Data quality: Defining an achievable standard
The 'top down' approach to quality
In the this discussion the development of the approach to Data Quality follows a 'top down' sequence which
reflects the sequence of events which need to be followed by the project itself.
- Developing a Data Quality Strategy
- Setting the Data Quality Standard
- Defining Data Quality
- Measuring Data Quality
- Definitions and examples
- Application of the Standard
- Supporting and Enhancing Data Quality
Developing a Data Quality Strategy
The Data Quality Strategy is the starting point for all work in connection with Data Quality.
The strategy is important because:
- It provides the first outward and visible sign of the approach to be adopted
- It is an important input to the design stage
- It ensures that the business has a vehicle within which the issues surrounding data quality (or lack of it) can be aired, and decisions made
- It has an impact on the overall cost benefit analysis
- It is the basis for all further work in relation to Data Quality.
As such it must be developed and agreed at the earliest possible stage in the project. An effective strategy will
reflect the needs of the business while remaining pragmatic and achievable.
Purpose
The purpose of the Data Quality Strategy is to provide the framework in which the business requirements for
data quality can be realised in the most cost effective manner. The strategy must provide the basis for data
quality in all areas of the project and at all stages; that is through the full project life cycle:
- System functional design (e.g. to enable quality related meta data to be acted upon)
- Data design (e.g. to allow quality related meta data to be held and accessed)
- Data collection design (to ensure that the needs for a measured quality of data are designed into the collection procedures and tools)
- Data conversion design (to ensure that converted data meets the quality hurdle)
- Data maintenance (to ensure that data maintenance procedures address the need to maintain and improve data quality).
In addition, the quality of data which transfers between systems must be considered. Few systems exist in
isolation. The interface to other systems (electronic or clerical) poses various issues for Data Quality. The
strategy must address the allocation of responsibility between communicating systems.
Principles
When developing a strategy, it is necessary to establish an agreed set of principles that underpin the strategy.
Although some of the principles may be considered to be truisms, they will in themselves raise questions which
it is necessary to address. In this respect they aid clarity of thought. Examples of such principles might be:
- It is preferable to have no data than unreliable data
- It is uneconomic to check all data before use
- All data checks should be against site or other primary source
- All potential sources should be quality checked before selection
- The best source of data is the equipment itself - i.e. site
- All data cleansing should take place external to the target system.
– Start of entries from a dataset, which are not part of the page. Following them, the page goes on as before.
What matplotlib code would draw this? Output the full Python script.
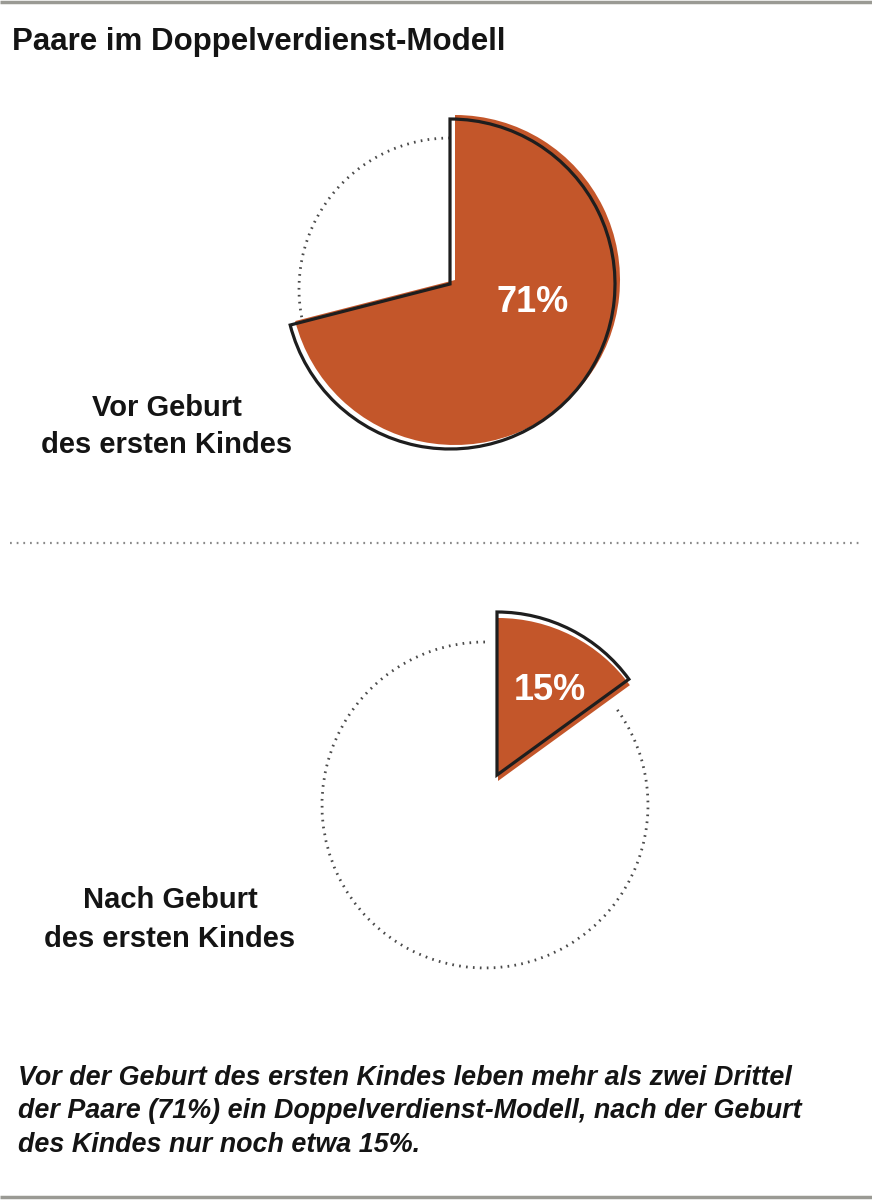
import matplotlib
matplotlib.use("Agg")
import matplotlib.pyplot as plt
from matplotlib.patches import Arc

# data
shares = [71, 15]
share_texts = ["71%", "15%"]
label_lines = [["Vor Geburt", "des ersten Kindes"],
               ["Nach Geburt", "des ersten Kindes"]]
title = "Paare im Doppelverdienst-Modell"
caption_lines = [
    "Vor der Geburt des ersten Kindes leben mehr als zwei Drittel",
    "der Paare (71%) ein Doppelverdienst-Modell, nach der Geburt",
    "des Kindes nur noch etwa 15%.",
]

W, H = 872, 1200
ORANGE = "#c3562a"
plt.rcParams["font.family"] = ["Liberation Sans", "DejaVu Sans"]

# layout in image pixels (y measured from top)
pies = [
    dict(outline=(450, 284), fill=(455, 280), dotted=(450, 289), r=165, rd=151,
         text=(533, 303), label_x=167, label_y=[416, 453]),
    dict(outline=(497, 775), fill=(498, 781), dotted=(485, 805), r=163, rd=163,
         text=(550, 690), label_x=170, label_y=[908, 947]),
]


def Y(v):
    return H - v


fig = plt.figure(figsize=(W / 100, H / 100), dpi=100)
ax = fig.add_axes([0, 0, 1, 1])

for share, txt, lines, p in zip(shares, share_texts, label_lines, pies):
    vals = [share, 100 - share]
    # dotted outline of the remaining part
    cx, cy = p["dotted"]
    ax.add_patch(Arc((cx, Y(cy)), 2 * p["rd"], 2 * p["rd"], theta1=90,
                     theta2=90 + 360 * (1 - share / 100), color="#4a4a4a",
                     lw=2.0, linestyle=(0, (0.6, 1.9)), zorder=1))
    # orange slice
    fx, fy = p["fill"]
    w1, _ = ax.pie(vals, colors=[ORANGE, "none"], startangle=90, counterclock=False,
                   center=(fx, Y(fy)), radius=p["r"], wedgeprops=dict(linewidth=0))
    for w in w1:
        w.set_zorder(2)
    # black outline, slightly offset
    ox, oy = p["outline"]
    w2, _ = ax.pie(vals, colors=["none", "none"], startangle=90, counterclock=False,
                   center=(ox, Y(oy)), radius=p["r"],
                   wedgeprops=dict(linewidth=2.3, edgecolor="#1e1e1e", fill=False,
                                   joinstyle="miter"))
    w2[0].set_zorder(3)
    w2[1].set_visible(False)

    tx, ty = p["text"]
    ax.text(tx, Y(ty), txt, color="white", fontsize=26, fontweight="bold",
            ha="center", va="center", zorder=4)
    for line, ly in zip(lines, p["label_y"]):
        ax.text(p["label_x"], Y(ly), line, fontsize=21, fontweight="bold",
                color="#141414", ha="center", va="baseline")

# title
ax.text(12, Y(50), title, fontsize=22.5, fontweight="bold", color="#141414",
        ha="left", va="baseline")

# caption
for line, ly in zip(caption_lines, [1085, 1118, 1152]):
    ax.text(18, Y(ly), line, fontsize=19.4, fontweight="bold", fontstyle="italic",
            color="#141414", ha="left", va="baseline")

# rules
ax.plot([0, W], [Y(1.5), Y(1.5)], color="#9a9a94", lw=2.5, solid_capstyle="butt")
ax.plot([0, W], [Y(1197), Y(1197)], color="#9a9a94", lw=2.5, solid_capstyle="butt")
ax.plot([10, 860], [Y(543), Y(543)], color="#8a8a8a", lw=1.6,
        linestyle=(0, (0.8, 2.2)))

ax.set_xlim(0, W)
ax.set_ylim(0, H)
ax.set_aspect("equal")
ax.axis("off")

fig.savefig("out.png", dpi=100)
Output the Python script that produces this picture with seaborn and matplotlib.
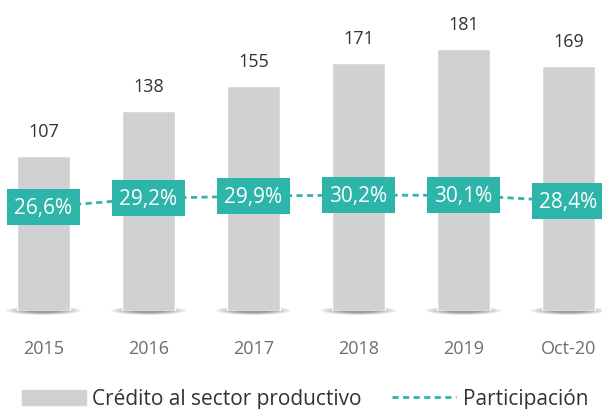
import numpy as np
import pandas as pd
import matplotlib.pyplot as plt
import seaborn as sns
from matplotlib.patches import Patch, Ellipse
from matplotlib.lines import Line2D

years = ["2015", "2016", "2017", "2018", "2019", "Oct-20"]
credito = [107, 138, 155, 171, 181, 169]
participacion = [26.6, 29.2, 29.9, 30.2, 30.1, 28.4]
pct_labels = ["26,6%", "29,2%", "29,9%", "30,2%", "30,1%", "28,4%"]

bar_color = "#D0D1D3"
teal = "#2DB5A9"

sns.set_style("white")
plt.rcParams['font.family'] = ['Open Sans', 'DejaVu Sans']

df = pd.DataFrame({"year": years, "credito": credito, "part": participacion})

fig = plt.figure(figsize=(6.02, 4.10), dpi=100)
ax = fig.add_axes([0, 1 - 312 / 410, 1, 302 / 410])

sns.barplot(data=df, x="year", y="credito", color=bar_color, width=0.5,
            saturation=1, ax=ax, zorder=2)

# soft shadow under each bar
for i in range(len(years)):
    for k in range(8):
        w = 0.72 - k * 0.06
        h = 6.0 - k * 0.45
        ax.add_patch(Ellipse((i, 0.3), w, h, color="black", alpha=0.06,
                             lw=0, zorder=1, clip_on=False))

for i, v in enumerate(credito):
    ax.text(i, v + 11, str(v), ha="center", va="bottom", fontsize=13,
            color="#333333")

ax.set_xlim(-0.415, 5.32)
ax.set_ylim(0, 208.4)
ax.set_xlabel("")
ax.set_ylabel("")
ax.set_yticks([])
ax.tick_params(axis="x", length=0, pad=20, labelsize=13, labelcolor="#6E6E6E")
sns.despine(ax=ax, left=True, bottom=True)

ax2 = ax.twinx()
sns.lineplot(x=np.arange(len(years)), y=participacion, ax=ax2, color=teal,
             lw=2, zorder=3)
ax2.lines[0].set_linestyle((0, (2.2, 1.6)))
for i, v in enumerate(participacion):
    ax2.text(i, v, pct_labels[i], ha="center", va="center", fontsize=15,
             color="white", zorder=5,
             bbox=dict(boxstyle="square,pad=0.36", fc=teal, ec="none"))
ax2.set_ylim(-4.6, 86.05)
ax2.set_yticks([])
ax2.set_ylabel("")
sns.despine(ax=ax2, left=True, bottom=True, right=True)

handles = [Patch(color=bar_color, label="Crédito al sector productivo"),
           Line2D([0], [0], color=teal, lw=2, linestyle=(0, (2.2, 1.6)),
                  label="Participación")]
fig.legend(handles=handles, loc="center left",
           bbox_to_anchor=(22 / 602, 1 - 400 / 410), ncol=2, frameon=False,
           fontsize=15, handlelength=3.08, handletextpad=0.3,
           columnspacing=1.45, borderpad=0, borderaxespad=0,
           labelcolor="#333333")

fig.savefig("out.png", dpi=100)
Such principles may have to be violated under specific and difficult circumstances. However, the existence of
the principles means that the issues will get properly aired and debated. Formal Change Control should then
come into play when it is found necessary to alter these fundamental assumptions.
Scope and Objectives
It will be easier to develop and agree the Data Quality Strategy once its scope and objectives have been
established clearly. Examples of such objectives include:
- The progressive improvement of Data Quality during system life
- Flexibility to meet future needs (e.g. anticipated business need for higher quality of some classes of data)
- Provision of quantified benchmarks
- Achieving consistency of data quality for data from variable quality sources
- Basis for supply of data from different external suppliers (e.g. basis of contract with conversion vendors or collectors)
- Assessing the marginal cost of changes in data quality
- Establishing meaningful Corrective Action Procedures.